Jesus sagt ihnen allen:
Was bildet ihr euch ein, wer ihr seid?
Was denkt ihr, womit ihr Ansprüche gegen euren Herrn und Schöpfer geltend machen könnt?
Meint ihr, ihr könnt euch Gottes Segen als Lohn für eure Leistungen erkaufen?
Nein, wenn ihr getan habt, was Gott euch aufgetragen hat, dann sagt: Wir sind Diener, weiter nichts.
Es war unsere verdammte Pflicht und Schuldigkeit, mehr nicht.
*
Und, wie sieht das aus bei dir, der du Gott gehörst mit Leib, Seele und Geist?
Gehörst du ihm nur oder gehorchst du ihm auch?
Bist du sein Diener, sein Sklave, sein Knecht, seine Magd?
Hältst du ihm vor, was er für dich tun sollte: dich führen, dich bewahren, dich gesund und zufrieden erhalten?
Oder bedenkst du und tust du, was du für ihn tun solltest?
Unbequeme Fragen.
*
Und wo ist dabei das Evangelium, die Gute Nachricht für uns?
Naja, nicht direkt in diesem Abschnitt.
Aber zum Glück steht ja noch mehr in der Bibel.
Und Gott sei Dank hat Jesus noch mehr dazu gesagt.
Da spricht er davon, dass der Herr, egal wann er kommt, seine Sklaven dienstbereit vorfinden möchte. Aber dann kommt die Überraschung:
Jesus sagt: Der Herr wird sich die Schürze umbinden, sie zu Tisch bitten und sie selber bedienen. (Lukas 12,37)

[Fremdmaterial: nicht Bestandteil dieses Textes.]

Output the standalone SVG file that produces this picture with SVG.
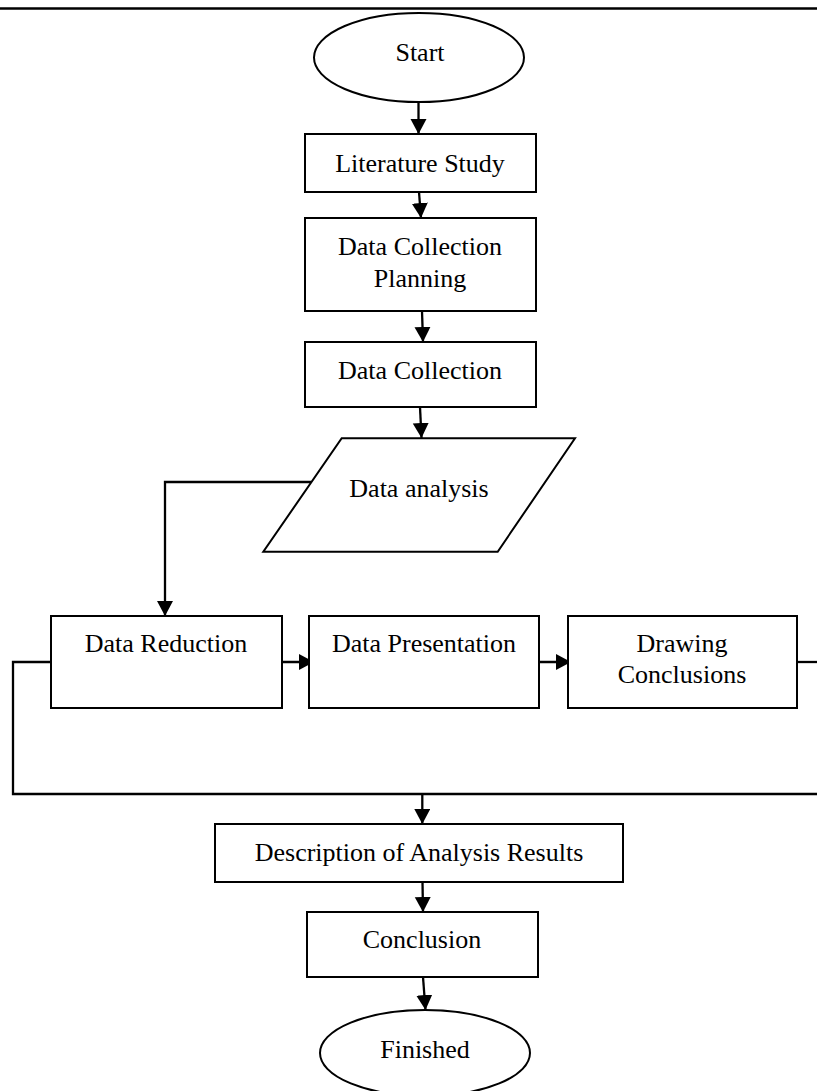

Das, was keiner mit seinem Haussklaven machen würde, das tut Gott für seine Diener.
Er wird ihr Diener.
Er bedient, die ihm dienen.
Der Herr macht sich zum Knecht, zum Sklaven.
Und seinen Jüngern sagt er:
Ich nenne euch nicht mehr Diener; ich nenne euch Freunde. (Johannes 15,15)
Und Paulus, der das verstanden hat, schreibt im Galaterbrief:
Durch Jesus bist du kein Sklave mehr, sondern Gottes Kind und Erbe. (Galater 4,7)

Darum:
Wenn ihr alles getan habt, was Gott euch geboten hat, dann sagt: Wir sind Diener, weiter nichts; wir haben nur getan, was uns aufgetragen war.
Und dann wird er sagen: Nein, ihr seid viel mehr für mich als Sklaven und Diener; ihr seid meine geliebten Kinder.